Belarusian journalist

Anton Andreyevich Suryapin (Антон Андрэевіч Сурапін; born 28 February 1992) is a Belarusian photojournalist. On 13 July 2012, he was detained after publishing pictures of a protest by a Swedish advertising company in which teddy bears were airdropped into the country with slogans advertising freedom of speech.

== Detention ==
The teddy bears were dropped on 4 July 2012 by Studio Total, a Swedish advertising firm. The group called the mission "Teddybear Airdrop Minsk 2012". A plane piloted by Tomas Mazetti took off from a town near Kaunas, Lithuania, and illegally entered Belarusian airspace, proceeding over the town of Ivyanets. The group then released 1,000 teddy bears holding cards and banners with protest slogans. When the Belarusian government denied that the incident had taken place, Studio Total released 90 minutes of footage of the flight, which Radio Free Europe reported that they had confirmed with experts had not been doctored. On 26 July, Belarusian president Alexander Lukashenko acknowledged the drop had occurred as reported.

Following the drop, Suryapin posted photographs on his website that he said had been e-mailed to him by an Ivyanets resident. On 13 July, his home was searched, his computer confiscated, and he was detained as an accomplice.

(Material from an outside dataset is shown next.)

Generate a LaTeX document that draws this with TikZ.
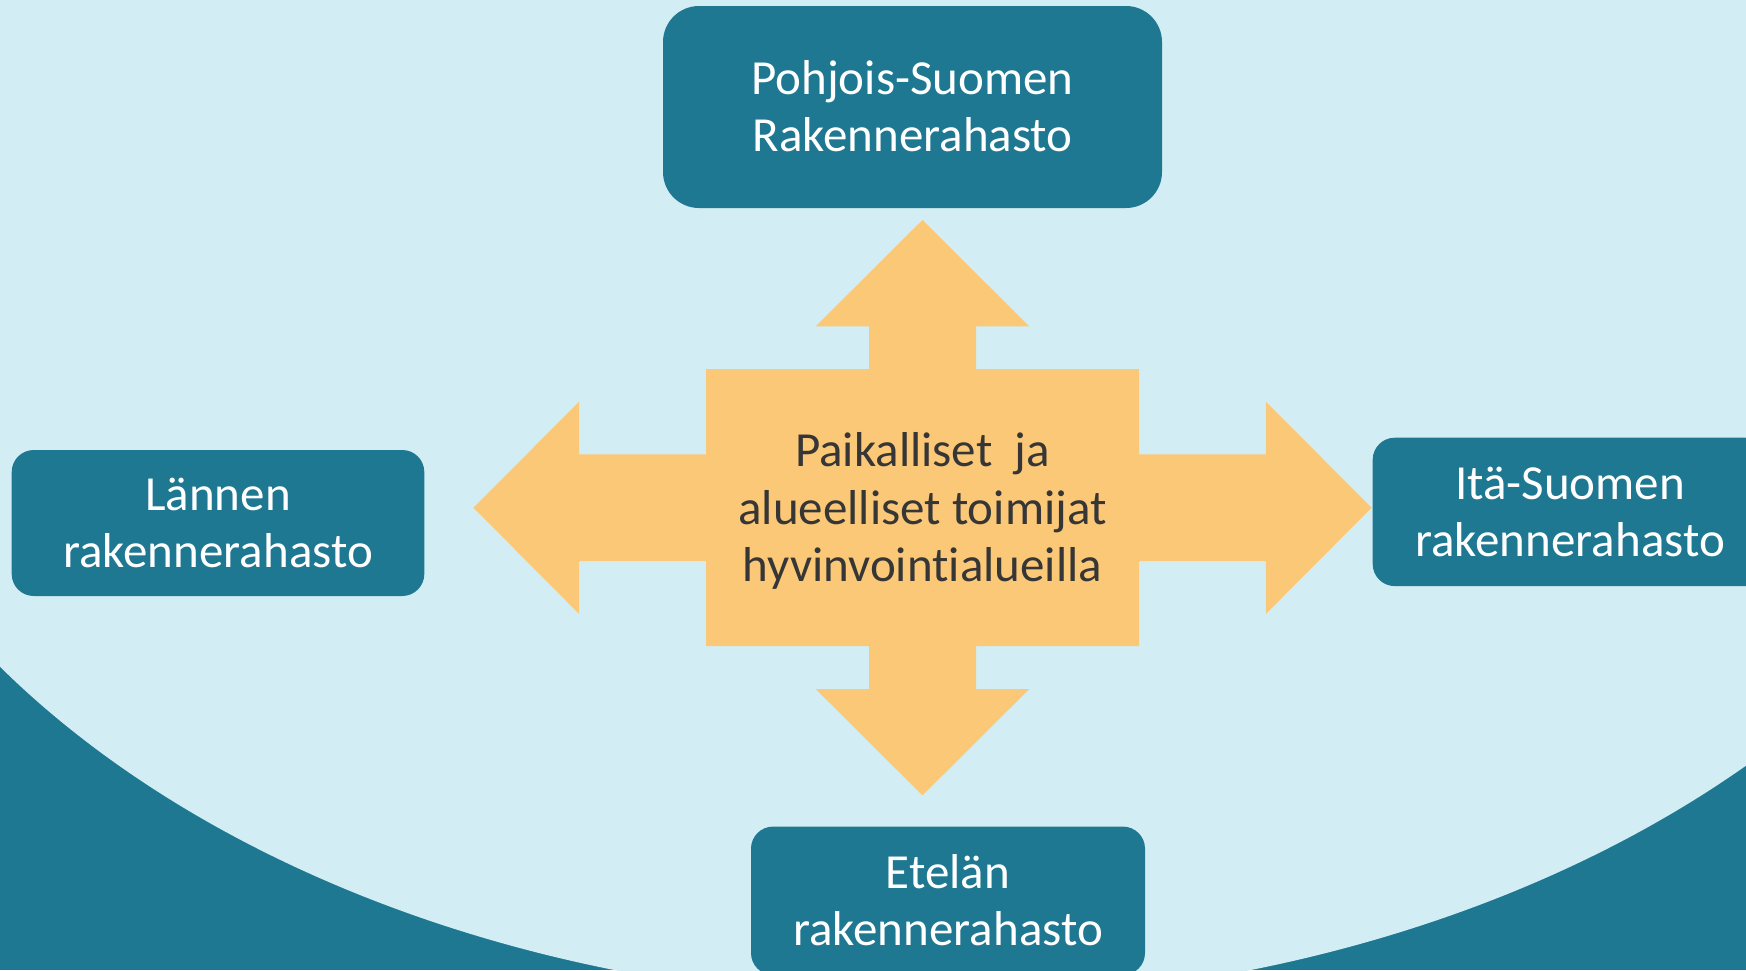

On 19 July, Studio Total founder Per Cromwell published an open letter in which he stated that the group "never told Anton Suryapin or indeed any other Belarus citizen in advance about what we planned to do. We love (respect) and admire them too much to expose them to such risks." The letter also
called Lukashenko an "armed clown".

On 24 July, Suryapin still had been not been released from prison, leading BBC News and other sources to conclude that charges had been filed against him, as Belarusian law only allows ten days of detention without charge. Amnesty International described the arrest as "a further nail in the coffin of freedom of expression and association in Belarus", and named Suryapin a prisoner of conscience. Index on Censorship described the case against Suryapin as "ludicrous", stating, "Not for the first time, the authorities in Belarus have found someone to blame for something they say hasn’t happened." The Committee to Protect Journalists called the charges "senseless" and called for Suryapin's immediate release.

On 28 June 2013, Belarus' State Security Committee publicly announced that the criminal case was closed, and the charges against Suryapin and real estate agent Syarhei Basharimau (who had rented an apartment in the capital to two Swedes connected with Studio Total) were dropped. Bail conditions were lifted and they were allowed to leave the country if they wished.